Sam opened the bar — which actually was across Washington Street in what is now the boarded-up remains of Cameron Kuhn's bloated portfolio — way back on July 20, 1989, and for four years, to hear the bleached barnacles tell it, Big Bang was the place to be.

"It wasn't like it is today," hot-dog lady and lesbian folk singer Rebecca Tex excavates some sociology from the giant chunks of historical mascara. In fact, she says, the very space that we're sitting in right now used to be a big secret glory hole of gay escapades, as far back as 1986, when it hosted a night called the Orange Quarter. I had orange Sun-In hair in 1986! The coincidences are shocking. Anyway, it was all wink-wink and nudge-nudge back then, and "you just knew" where the homo party was. Tonight, apparently, it is here.

"This is about the time it used to get going at Big Bang," eyeliner'd longtimer Bill Haire scoots by. "And I left!"

It's a strange bit of foreshadowing — and eye-shadowing — that will momentarily alter the tone of my nightly alcoholic descent from sardonic to tragic, as there on the dance floor, propped up against the video wall, is a giant shag rug portrait of Haire in his glory days as a drag queen called Lola. Why is it sad? Well, that rug was mutually stained by the glory-day nicotine puffs of myself and my lost friend and former roommate Skotty; Lola lorded over our despicable domain of snorts and cocks for about four years on Hibiscus Court, and when Skotty died I had no idea where she went.

One of his girlfriends, Chris, informs me that it was put on the curb as trash when Skotty's boyfriend passed soon after him by the boyfriend's redneck parents. There's an arc in there that I probably shouldn't be hanging my heart around — here, in a bar — but Skotty's face pops up on a TV on the wall, and just before I can start to cry, I see Sam Singhaus rescue the shag portrait from some idiot on the dance floor who decided it would be a good idea to wave it in the air. I am sad and happy at the same time.

Meanwhile, Tony is a whore.

"Bluurger, bluurger, bluurger," one of said cocks (sans snorts) enters the fray, incoherently. "Tell him bluurger, bluurger."

"He has a really big cock!" I scream in Tony's ear. "Don't ask me how I know!"

"What?"

"He's the Big Bang!"

Tony's hand is already inspecting the evidence, but the verbal back-without-a-forth gropey pantomime will lead nowhere.
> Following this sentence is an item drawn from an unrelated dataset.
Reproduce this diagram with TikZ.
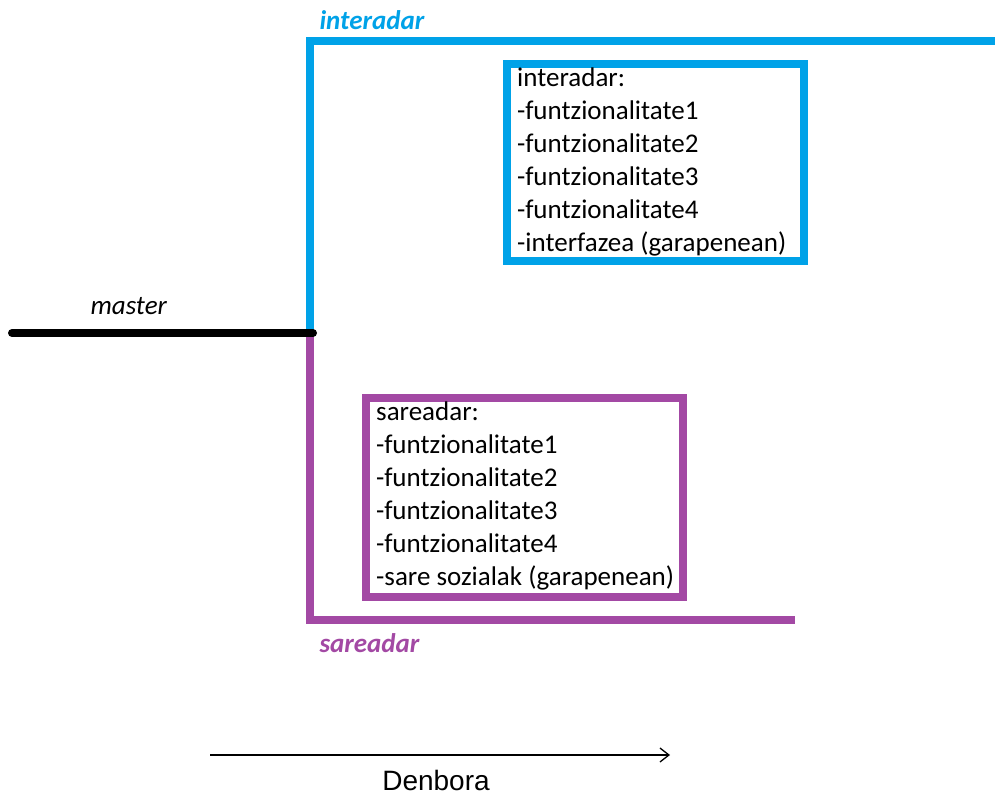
\documentclass[tikz,border=0pt]{standalone}
\usepackage{fontspec}
\setmainfont{Carlito}
\newfontfamily\arialfont{Liberation Sans}
\usetikzlibrary{arrows.meta}
\definecolor{branchblue}{HTML}{00A2E8}
\definecolor{branchpurple}{HTML}{A349A4}
\begin{document}
\begin{tikzpicture}[x=1pt,y=-1pt,
  branch/.style={line width=8pt},
  boxframe/.style={line width=8pt},
  featlist/.style={anchor=north west,align=left,inner sep=0pt,font=\fontsize{27}{33}\selectfont},
  branchlabel/.style={font=\fontsize{27}{30}\selectfont\bfseries\itshape}]
\useasboundingbox (0,0) rectangle (995,799);

% trunk and branch point
\coordinate (split) at (310,333);
\coordinate (masterstart) at (12,333);
\coordinate (bluecorner) at (310,41);
\coordinate (blueend) at (995,41);
\coordinate (purplecorner) at (310,620);
\coordinate (purpleend) at (795,620);

\draw[branch,branchblue] (split) -- (bluecorner) -- (blueend);
\draw[branch,branchpurple] (split) -- (purplecorner) -- (purpleend);
\draw[branch,black,line cap=round] (masterstart) -- ([xshift=3pt]split);

% branch names
\node[branchlabel,text=branchblue,anchor=west] (lblinter) at (316,20) {interadar};
\node[font=\fontsize{27}{30}\selectfont\itshape,anchor=west] (lblmaster) at (87,306) {master};
\node[branchlabel,text=branchpurple,anchor=west] (lblsare) at (316,643) {sareadar};

% feature boxes
\draw[branchblue,boxframe] (507,64) rectangle (804,261);
\node[featlist] (interlist) at (517,68) {interadar:\\-funtzionalitate1\\-funtzionalitate2\\-funtzionalitate3\\-funtzionalitate4\\-interfazea (garapenean)};

\draw[branchpurple,boxframe] (366,398) rectangle (683,597);
\node[featlist] (sarelist) at (376,402) {sareadar:\\-funtzionalitate1\\-funtzionalitate2\\-funtzionalitate3\\-funtzionalitate4\\-sare sozialak (garapenean)};

% time axis
\coordinate (tstart) at (210,755);
\coordinate (tend) at (670,755);
\draw[line width=1.3pt,-{Straight Barb[length=9pt,width=14pt]}] (tstart) -- (tend);
\node[font=\arialfont\fontsize{28}{32}\selectfont] (denbora) at (436,780) {Denbora};
\end{tikzpicture}
\end{document}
Eventually, Tony will just end up making out with Doug Ba'aser again, because that's like it is today.

Other things happen — most notably the red-banged riposte in casual conversation with my friend Matt's ex-girlfriend, "See, I'm proof positive that he's not gay" — but for the most part it's just the old happy-sad of 20 years gone by and the clumsy dancing to "Groove Is in the Heart" that goes along with it. Deee-pressing, but in a good way.

"I think the age in here just tripled," Tony holds his wet finger up in the air.

"Oh my god!" I come to a much-needed realization, four drinks in. "We're totally too young for this!"

To wash off our temporary youth, we pop into the age-correcting Bar-BQ-Bar and stand out of context with the shaggy miscreants of Generation Y. Why? Because we hate ourselves.

"I wonder what these kids will be doing in 20 years," Tony stands still as the room spins around him. "Is this their Big Bang?"

I suggest that a barbecue implies more of a nuclear apocalypse than the bright new fluorescent beginnings of our almost-youths. We are the lucky ones. And we should be happy.

Back at my house, Tony picks up the Magic 8-Ball and gives it a shake. "I asked it if you will ever be happy," he stares my frown down.

And there it is, in the gelatinous goo that holds all the answers to our unlikely existence: "Doubtful."